Costa choisit de plonger l'œuvre dans la tête de Faust, comme si tout se déroulait dans un rêve fiévreux. Toute la première partie se situe dans sa chambre : lit défait, jouets, plantes en plastique, albums de photos, et une armée de peluches sous lesquelles il étouffe. Le symbole est lisible : une enfance refuge, protectrice, mais devenue prison psychique. L'image frappe d'abord, puis se répète, se fige, et finit par limiter l’imaginaire. Tout se passe dans ce décor unique, qui gomme la diversité des tableaux. Marguerite surgit comme un fantôme au bord du lit ; présence plus conceptuelle qu'incarnée, émotion bridée.

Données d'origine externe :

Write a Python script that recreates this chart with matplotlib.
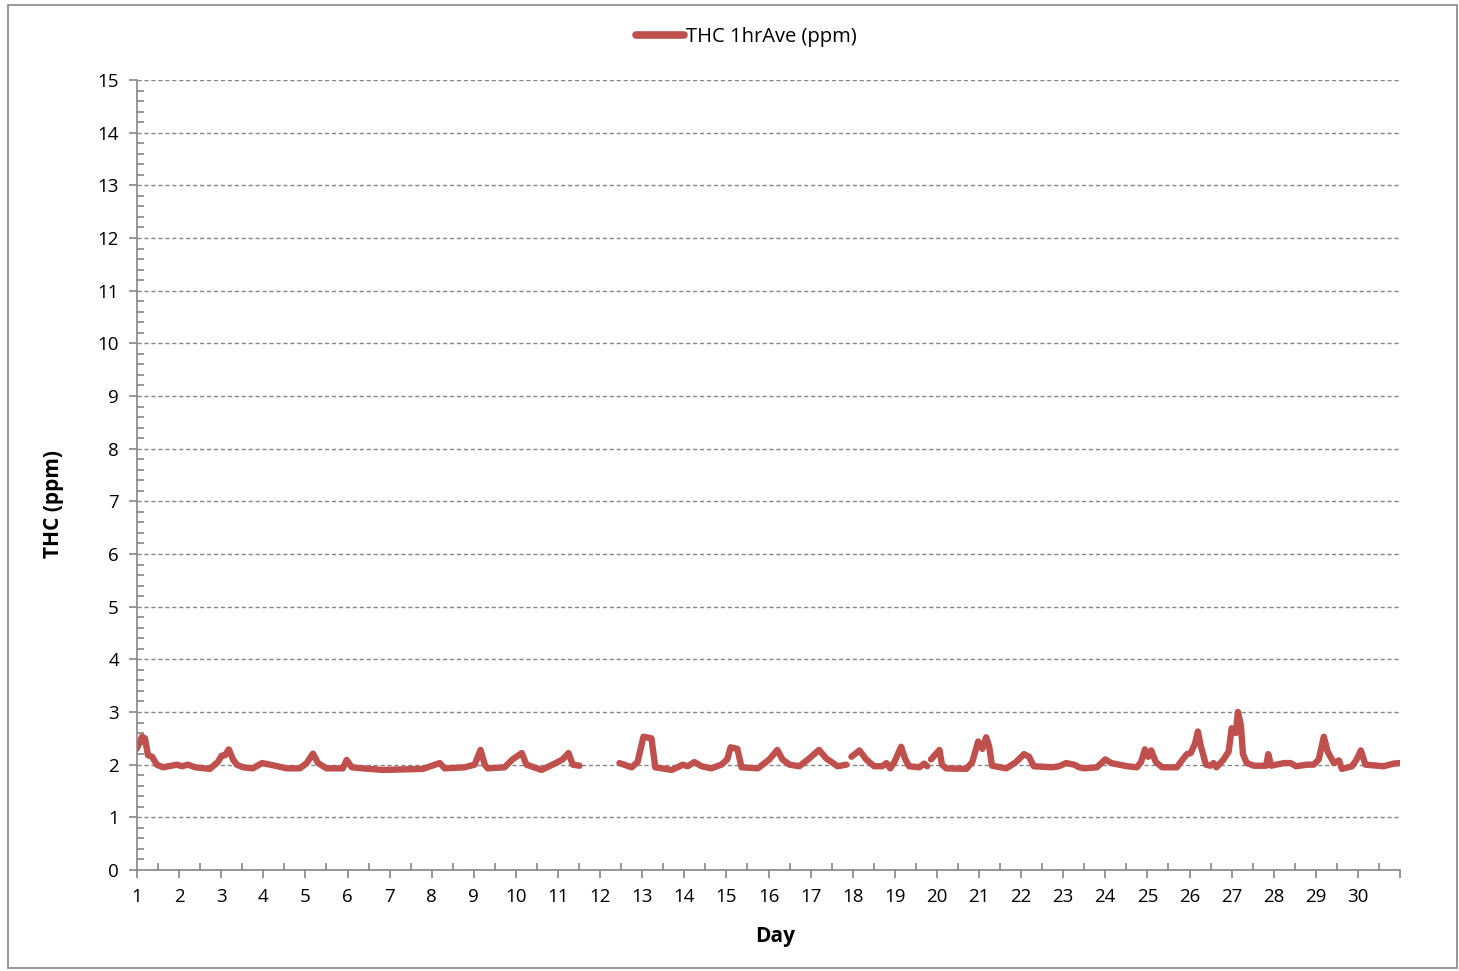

Le changement à l'entracte surprend et réveille la salle : l'orchestre quitte la fosse pour envahir le plateau, transformé en tribunal fantastique. Musiciens en robes noires, balance centrale, chœurs répartis comme une assemblée jugeante : l'idée est forte, presque cérémonielle. Mais elle ne s'enrichit guère ensuite. Le symbole prend le dessus sur le théâtre, les scènes manquent de chair. Le Méphisto en bleu de travail et béret prête à sourire autant qu'il interroge, sans que le spectacle ne lui donne de véritable sens. Beaucoup de signes, peu de scène.
Le Chœur et la Maîtrise de Radio France signent une prestation homogène, précise, engagée. Benjamin Bernheim livre un Faust noble, stylé, projeté, mais pas encore totalement habité – soirée de rodage, alchimie scénique fragile. Victoria Karkacheva séduit par un timbre somptueux et un D'amour l'ardente flamme vibrant, malgré une diction inégale. Christian Van Horn campe un Méphisto théâtral et roué, moins venimeux qu'attendu. Thomas Dolié marque son passage en Brander avec brio. Aux saluts, contraste net : musique ovationnée, mise en scène huée. Une Damnation tirée vers le haut par le pupitre, freinée par le plateau. Berlioz exige fièvre et vertige ; ce soir, ils venaient surtout de la fosse.